▶ **Stated task**
Would you write out the listing verbatim and skip every picture in it?

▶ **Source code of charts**
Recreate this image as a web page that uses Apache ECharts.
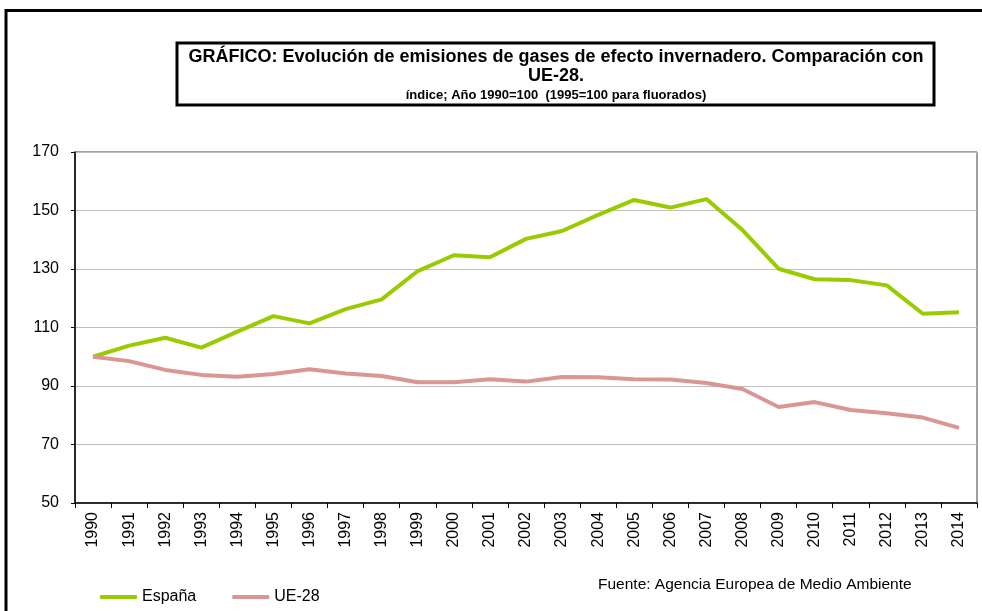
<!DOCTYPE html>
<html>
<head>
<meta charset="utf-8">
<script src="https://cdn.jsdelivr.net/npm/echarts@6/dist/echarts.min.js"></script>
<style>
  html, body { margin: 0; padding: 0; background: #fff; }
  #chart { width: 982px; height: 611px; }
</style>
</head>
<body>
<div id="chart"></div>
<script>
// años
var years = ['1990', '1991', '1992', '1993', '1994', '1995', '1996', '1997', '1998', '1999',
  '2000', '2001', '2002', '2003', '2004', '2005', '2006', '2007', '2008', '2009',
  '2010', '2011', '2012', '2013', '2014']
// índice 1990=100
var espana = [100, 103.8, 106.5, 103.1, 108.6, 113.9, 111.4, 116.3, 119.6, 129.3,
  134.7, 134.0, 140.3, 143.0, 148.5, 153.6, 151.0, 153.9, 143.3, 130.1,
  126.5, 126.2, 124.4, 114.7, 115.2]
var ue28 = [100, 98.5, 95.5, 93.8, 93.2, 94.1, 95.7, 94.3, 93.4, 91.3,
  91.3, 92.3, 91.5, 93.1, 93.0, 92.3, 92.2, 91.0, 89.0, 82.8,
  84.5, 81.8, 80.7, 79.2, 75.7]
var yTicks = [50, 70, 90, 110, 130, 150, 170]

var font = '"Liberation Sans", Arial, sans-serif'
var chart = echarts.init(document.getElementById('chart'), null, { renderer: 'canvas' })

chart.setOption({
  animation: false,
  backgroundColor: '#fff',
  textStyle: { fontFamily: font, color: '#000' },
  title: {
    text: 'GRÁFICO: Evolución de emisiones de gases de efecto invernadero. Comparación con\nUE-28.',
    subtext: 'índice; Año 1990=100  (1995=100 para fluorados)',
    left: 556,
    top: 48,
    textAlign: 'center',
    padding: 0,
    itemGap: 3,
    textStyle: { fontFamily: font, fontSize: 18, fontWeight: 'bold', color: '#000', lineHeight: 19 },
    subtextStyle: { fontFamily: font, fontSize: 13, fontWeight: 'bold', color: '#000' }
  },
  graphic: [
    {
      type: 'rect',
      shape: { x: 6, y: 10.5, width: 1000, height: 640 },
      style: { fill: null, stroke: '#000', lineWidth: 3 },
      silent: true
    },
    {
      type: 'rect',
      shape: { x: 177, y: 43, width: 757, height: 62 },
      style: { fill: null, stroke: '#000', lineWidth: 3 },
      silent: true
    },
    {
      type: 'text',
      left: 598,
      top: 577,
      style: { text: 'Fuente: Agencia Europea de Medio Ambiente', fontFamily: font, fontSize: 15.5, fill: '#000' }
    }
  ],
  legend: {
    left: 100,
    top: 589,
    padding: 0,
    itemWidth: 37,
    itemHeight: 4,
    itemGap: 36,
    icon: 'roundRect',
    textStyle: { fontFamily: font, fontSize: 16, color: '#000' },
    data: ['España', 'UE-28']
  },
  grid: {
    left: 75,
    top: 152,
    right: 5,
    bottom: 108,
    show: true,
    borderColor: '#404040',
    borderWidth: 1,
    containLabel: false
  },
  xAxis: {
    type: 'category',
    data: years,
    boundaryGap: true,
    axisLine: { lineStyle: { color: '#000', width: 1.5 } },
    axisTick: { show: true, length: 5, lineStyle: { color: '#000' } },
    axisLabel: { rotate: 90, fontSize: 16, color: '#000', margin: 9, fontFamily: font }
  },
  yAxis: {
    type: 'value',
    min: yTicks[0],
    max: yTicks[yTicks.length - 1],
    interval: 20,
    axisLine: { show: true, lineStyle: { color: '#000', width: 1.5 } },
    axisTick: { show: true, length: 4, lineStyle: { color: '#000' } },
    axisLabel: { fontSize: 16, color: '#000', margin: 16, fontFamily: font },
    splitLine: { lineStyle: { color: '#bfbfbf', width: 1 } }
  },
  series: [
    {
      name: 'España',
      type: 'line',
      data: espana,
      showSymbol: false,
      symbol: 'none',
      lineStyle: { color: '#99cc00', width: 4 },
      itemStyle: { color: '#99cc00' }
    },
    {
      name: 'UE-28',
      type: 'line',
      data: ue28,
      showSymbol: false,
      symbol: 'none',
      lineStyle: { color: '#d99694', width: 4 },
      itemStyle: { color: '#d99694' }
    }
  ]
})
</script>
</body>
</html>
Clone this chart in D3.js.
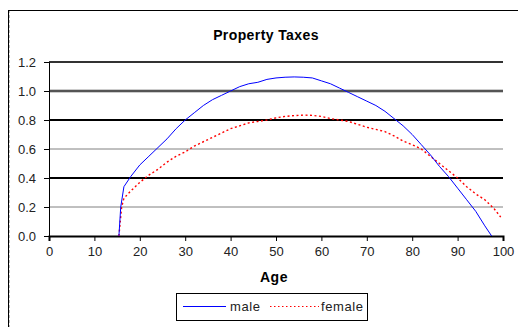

▶ **Full output**
Recreate this image as a web page that uses Apache ECharts.
<!DOCTYPE html>
<html>
<head>
<meta charset="utf-8">
<script src="https://cdn.jsdelivr.net/npm/echarts@6/dist/echarts.min.js"></script>
<style>
  html, body { margin: 0; padding: 0; background: #fff; }
  #chart { width: 982px; height: 611px; }
</style>
</head>
<body>
<div id="chart"></div>
<script>
// años
var years = ['1990', '1991', '1992', '1993', '1994', '1995', '1996', '1997', '1998', '1999',
  '2000', '2001', '2002', '2003', '2004', '2005', '2006', '2007', '2008', '2009',
  '2010', '2011', '2012', '2013', '2014']
// índice 1990=100
var espana = [100, 103.8, 106.5, 103.1, 108.6, 113.9, 111.4, 116.3, 119.6, 129.3,
  134.7, 134.0, 140.3, 143.0, 148.5, 153.6, 151.0, 153.9, 143.3, 130.1,
  126.5, 126.2, 124.4, 114.7, 115.2]
var ue28 = [100, 98.5, 95.5, 93.8, 93.2, 94.1, 95.7, 94.3, 93.4, 91.3,
  91.3, 92.3, 91.5, 93.1, 93.0, 92.3, 92.2, 91.0, 89.0, 82.8,
  84.5, 81.8, 80.7, 79.2, 75.7]
var yTicks = [50, 70, 90, 110, 130, 150, 170]

var font = '"Liberation Sans", Arial, sans-serif'
var chart = echarts.init(document.getElementById('chart'), null, { renderer: 'canvas' })

chart.setOption({
  animation: false,
  backgroundColor: '#fff',
  textStyle: { fontFamily: font, color: '#000' },
  title: {
    text: 'GRÁFICO: Evolución de emisiones de gases de efecto invernadero. Comparación con\nUE-28.',
    subtext: 'índice; Año 1990=100  (1995=100 para fluorados)',
    left: 556,
    top: 48,
    textAlign: 'center',
    padding: 0,
    itemGap: 3,
    textStyle: { fontFamily: font, fontSize: 18, fontWeight: 'bold', color: '#000', lineHeight: 19 },
    subtextStyle: { fontFamily: font, fontSize: 13, fontWeight: 'bold', color: '#000' }
  },
  graphic: [
    {
      type: 'rect',
      shape: { x: 6, y: 10.5, width: 1000, height: 640 },
      style: { fill: null, stroke: '#000', lineWidth: 3 },
      silent: true
    },
    {
      type: 'rect',
      shape: { x: 177, y: 43, width: 757, height: 62 },
      style: { fill: null, stroke: '#000', lineWidth: 3 },
      silent: true
    },
    {
      type: 'text',
      left: 598,
      top: 577,
      style: { text: 'Fuente: Agencia Europea de Medio Ambiente', fontFamily: font, fontSize: 15.5, fill: '#000' }
    }
  ],
  legend: {
    left: 100,
    top: 589,
    padding: 0,
    itemWidth: 37,
    itemHeight: 4,
    itemGap: 36,
    icon: 'roundRect',
    textStyle: { fontFamily: font, fontSize: 16, color: '#000' },
    data: ['España', 'UE-28']
  },
  grid: {
    left: 75,
    top: 152,
    right: 5,
    bottom: 108,
    show: true,
    borderColor: '#404040',
    borderWidth: 1,
    containLabel: false
  },
  xAxis: {
    type: 'category',
    data: years,
    boundaryGap: true,
    axisLine: { lineStyle: { color: '#000', width: 1.5 } },
    axisTick: { show: true, length: 5, lineStyle: { color: '#000' } },
    axisLabel: { rotate: 90, fontSize: 16, color: '#000', margin: 9, fontFamily: font }
  },
  yAxis: {
    type: 'value',
    min: yTicks[0],
    max: yTicks[yTicks.length - 1],
    interval: 20,
    axisLine: { show: true, lineStyle: { color: '#000', width: 1.5 } },
    axisTick: { show: true, length: 4, lineStyle: { color: '#000' } },
    axisLabel: { fontSize: 16, color: '#000', margin: 16, fontFamily: font },
    splitLine: { lineStyle: { color: '#bfbfbf', width: 1 } }
  },
  series: [
    {
      name: 'España',
      type: 'line',
      data: espana,
      showSymbol: false,
      symbol: 'none',
      lineStyle: { color: '#99cc00', width: 4 },
      itemStyle: { color: '#99cc00' }
    },
    {
      name: 'UE-28',
      type: 'line',
      data: ue28,
      showSymbol: false,
      symbol: 'none',
      lineStyle: { color: '#d99694', width: 4 },
      itemStyle: { color: '#d99694' }
    }
  ]
})
</script>
</body>
</html>
Clone this chart in D3.js.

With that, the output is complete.